Cahill's hires are among his proudest achievements in his nine months as treasurer. The former Quincy city councilor ran a cafe called Handshakes for 12 years and Norfolk County's finances for six; He now has more than 500 employees and oversees funds totalling tens of billions of dollars more than what he is used to managing. He knows what he doesn't know, he said.

"I'm the first one to say I've been a Quincy guy all my life," he said. "So it's of benefit to me to reach out beyond my experience and beyond my background, and bring in good people. I'm not afraid of people who are smarter than me, and there are plenty of them. And I think it helps me succeed."

Cahill said he is drawn to outsiders because they are more likely to shake up the status quo. He owes the Beacon Hill regulars no loyalty: A long shot until just before last year's election, he was hardly inundated with gestures of support from the usual suspects. He has fewer favors to return than the typical statewide politician, so he can afford more innovations, he said.

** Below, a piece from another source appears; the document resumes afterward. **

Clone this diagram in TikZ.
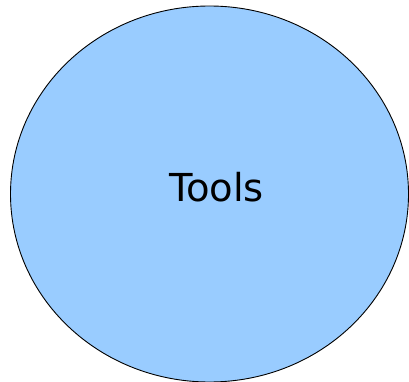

He credited his new cash manager, Tim Brooks of Indiana, with putting out to bid the state's banking contract, held by Fleet for 14 years. Now, Sovereign Bancorp of Pennsylvania will manage funds and disbursements worth $30 billion a year, and Cahill said the new contract will save the state $5 million to $6 million over the next three years.

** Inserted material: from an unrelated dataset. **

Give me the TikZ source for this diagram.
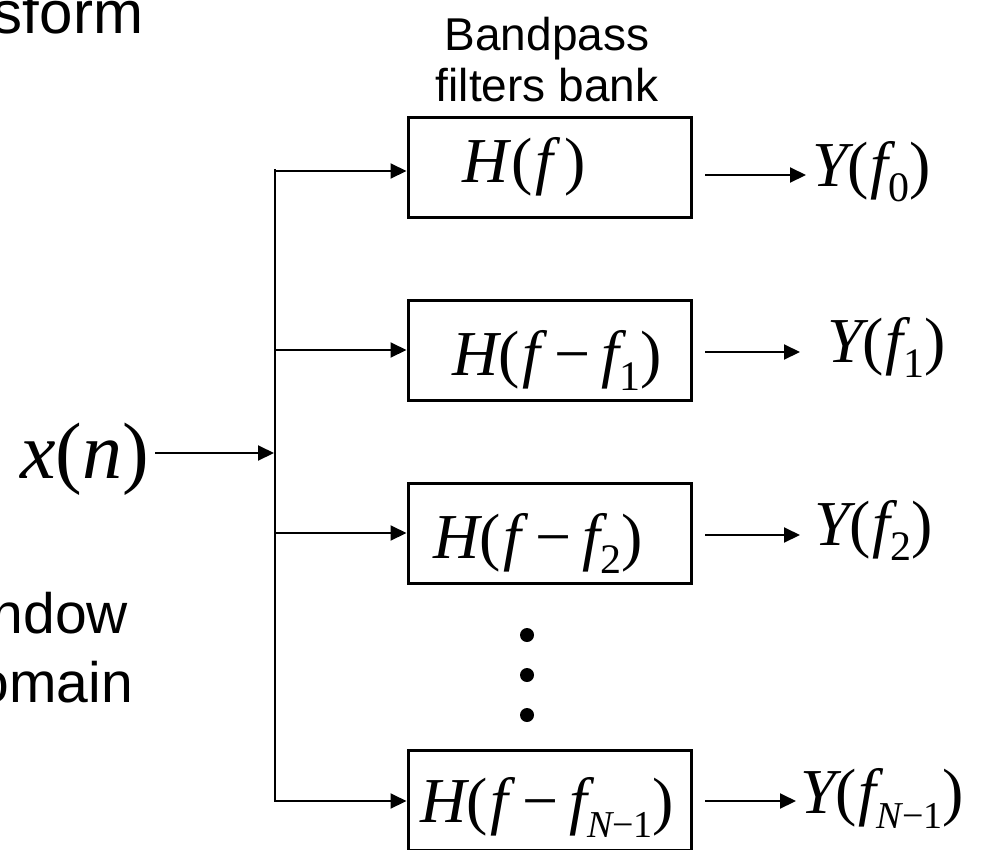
\documentclass[tikz,border=0pt]{standalone}
\usepackage{fontspec}
\setmainfont{Liberation Sans}
\newfontfamily\tms{Liberation Serif}
\usetikzlibrary{arrows.meta}

% italic symbol, lowered index, and the formula font
\newcommand\mi[1]{{\itshape #1}}
\newcommand\lowix[1]{\raisebox{-15pt}{\fontsize{42}{42}\selectfont #1}}
\newcommand\lowixs[1]{\raisebox{-15pt}{\fontsize{38}{38}\selectfont #1}}
\newcommand\eqn[1]{{\tms\fontsize{64}{64}\selectfont #1}}
\newcommand\mminus{\hspace{14pt}\char"2212\relax\hspace{11pt}}
\newcommand\smminus{\char"2212\relax}

\tikzset{
  filterbox/.style={draw, line width=3pt, minimum width=283pt, minimum height=100pt, inner sep=0pt},
  wire/.style={line width=2pt},
  flow/.style={line width=2pt, -{Triangle[length=16pt,width=15pt]}},
  lbl/.style={inner sep=0pt, outer sep=0pt},
  dotmark/.style={circle, fill, inner sep=0pt, minimum size=14pt},
}

\begin{document}
\begin{tikzpicture}[x=1pt, y=-1pt]
\useasboundingbox (0,0) rectangle (982,849);

% fragments of the surrounding slide text
\node[lbl, anchor=base east, font=\fontsize{60}{72}\selectfont] (frag1) at (143,33) {sform};
\node[lbl, anchor=base east, font=\fontsize{57}{68}\selectfont] (frag2) at (128,633) {ndow};
\node[lbl, anchor=base east, font=\fontsize{57}{68}\selectfont] (frag3) at (133,702) {omain};

% title above the filter bank
\node[lbl, anchor=base, font=\fontsize{46}{53}\selectfont] (bp1) at (547,50) {Bandpass};
\node[lbl, anchor=base, font=\fontsize{46}{53}\selectfont] (bp2) at (547,101) {filters bank};

% filter boxes
\node[filterbox] (box0) at (549.5,167) {};
\node[filterbox] (box1) at (549.5,350.5) {};
\node[filterbox] (box2) at (549.5,533.5) {};
\node[filterbox] (box3) at (549.5,800) {};

\node[lbl, anchor=base west] (h0) at (462,182) {\eqn{\mi{H}\hspace{3pt}(\hspace{3pt}\mi{f}\hspace{11pt})}};
\node[lbl, anchor=base west] (h1) at (452,375) {\eqn{\mi{H}(\hspace{3pt}\mi{f}\mminus\mi{f}\lowix{1})}};
\node[lbl, anchor=base west] (h2) at (433,558) {\eqn{\mi{H}(\hspace{3pt}\mi{f}\mminus\mi{f}\lowix{2})}};
\node[lbl, anchor=base west] (h3) at (420,822) {\eqn{\mi{H}(\hspace{3pt}\mi{f}\mminus\mi{f}\lowixs{\mi{N}\smminus1})}};

% vertical ellipsis between the boxes
\node[dotmark] (d1) at (527,635) {};
\node[dotmark] (d2) at (527,675) {};
\node[dotmark] (d3) at (527,715) {};

% input signal
\node[lbl, anchor=base west] (xin) at (20,478) {{\tms\fontsize{80}{80}\selectfont\mi{x}(\mi{n})}};
\coordinate (inS) at (155,453);
\coordinate (busT) at (275,169);
\coordinate (busM) at (275,453);
\coordinate (busB) at (275,802);
\draw[wire] (busT) -- (busB);
\draw[flow] (inS) -- ([xshift=-1pt]busM);

% branches into the filters
\coordinate (b0) at (275,171);
\coordinate (b1) at (275,350);
\coordinate (b2) at (275,533);
\coordinate (b3) at (275,801);
\draw[flow] (b0) -- (b0 -| box0.west);
\draw[flow] (b1) -- (b1 -| box1.west);
\draw[flow] (b2) -- (b2 -| box2.west);
\draw[flow] (b3) -- (b3 -| box3.west);

% outputs
\node[lbl, anchor=base west] (y0) at (812,186) {\eqn{\mi{Y}(\hspace{2pt}\mi{f}\lowix{0})}};
\node[lbl, anchor=base west] (y1) at (827,362) {\eqn{\mi{Y}(\hspace{2pt}\mi{f}\lowix{1})}};
\node[lbl, anchor=base west] (y2) at (814,545) {\eqn{\mi{Y}(\hspace{2pt}\mi{f}\lowix{2})}};
\node[lbl, anchor=base west] (y3) at (800,813) {\eqn{\mi{Y}(\hspace{2pt}\mi{f}\lowixs{\mi{N}\smminus1})}};

\coordinate (o0) at (705,175);
\coordinate (o1) at (705,352);
\coordinate (o2) at (705,535);
\coordinate (o3) at (705,801);
\coordinate (e0) at (806,175);
\coordinate (e1) at (800,352);
\coordinate (e2) at (800,535);
\coordinate (e3) at (796,801);
\draw[flow] (o0) -- (e0);
\draw[flow] (o1) -- (e1);
\draw[flow] (o2) -- (e2);
\draw[flow] (o3) -- (e3);
\end{tikzpicture}
\end{document}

But the process to rebid the state's banking services was already well underway before Cahill took office. O'Brien says her cash manager had the requests for proposals almost complete by the time she left office, but she held off sending them as a courtesy so Cahill could make the final decision.

While he places enormous value on the outsider perspective, Cahill is also mighty loyal to those who stuck with him before most people knew who he was. He hired his brother-in-law, Jay Jerahian, to a $57,000-per-year job in the Treasury's abandoned property division. And he made his campaign manager, Doug Rubin, who had had no firsthand experience in public finance, his first deputy treasurer. Both are qualified for their jobs, Cahill said. Sticking by him in the campaign "tells me they'll be with me through thick and thin," Cahill said. "None of them were looking for anything, because nobody thought I could win."

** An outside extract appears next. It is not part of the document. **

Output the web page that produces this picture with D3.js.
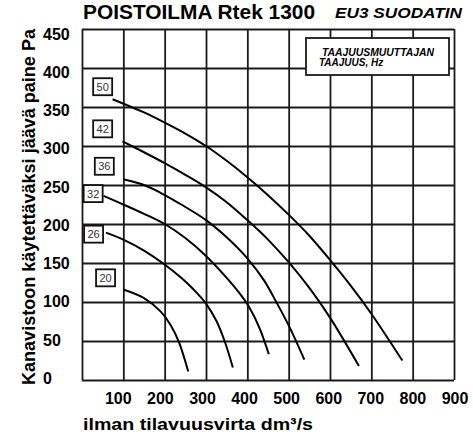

He remains close, too, with his friend Thomas F. Kelly III, a former deputy treasurer under Robert Q. Crane, who left the treasurer's office in 1991 and earned a reputation for running a patronage-laden operation.

Kelly, an investment consultant, is a neighbor of Cahill's and one of his chief campaign fund-raisers. More than $120,000 of the money Kelly raised for Cahill was from money managers, many of whom are in search of pension fund business Cahill helps control, and in office, Cahill continues to raise thousands of dollars from money managers, many of them from out of state.

The treasurer insists those donations will reap no rewards for money managers who don't deserve the business. He also points out that he refuses to take contributions from Treasury employees. Indeed, he said, his reputation for integrity has led to frustration in the past, as he watched other politicians "speeding by me, trading on their positions, and having a much larger war chest."

"I really draw a line, and as long as I can continue to draw that line, I'm not concerned about the public perception that I might be taking money from some businesses [seeking contracts from the state]," he said. "As long as it's fair and spread out, I can always draw the line."

Nor will Kelly get special access, Cahill said. "It's the nature of the business that people will make assertions and make connections," he said. "But again, I don't feel anybody should be penalized because they live next door to me either. . . . He doesn't get any more access to me than anyone else."

Joseph C. Sullivan, the former Braintree legislator who was tapped to head the State Lottery for the new treasurer, said his friend of 20 years will prove himself worthy of his office by the end of his first term. Said Sullivan: "He is thinking differently, trying to be creative, trying to be prudent."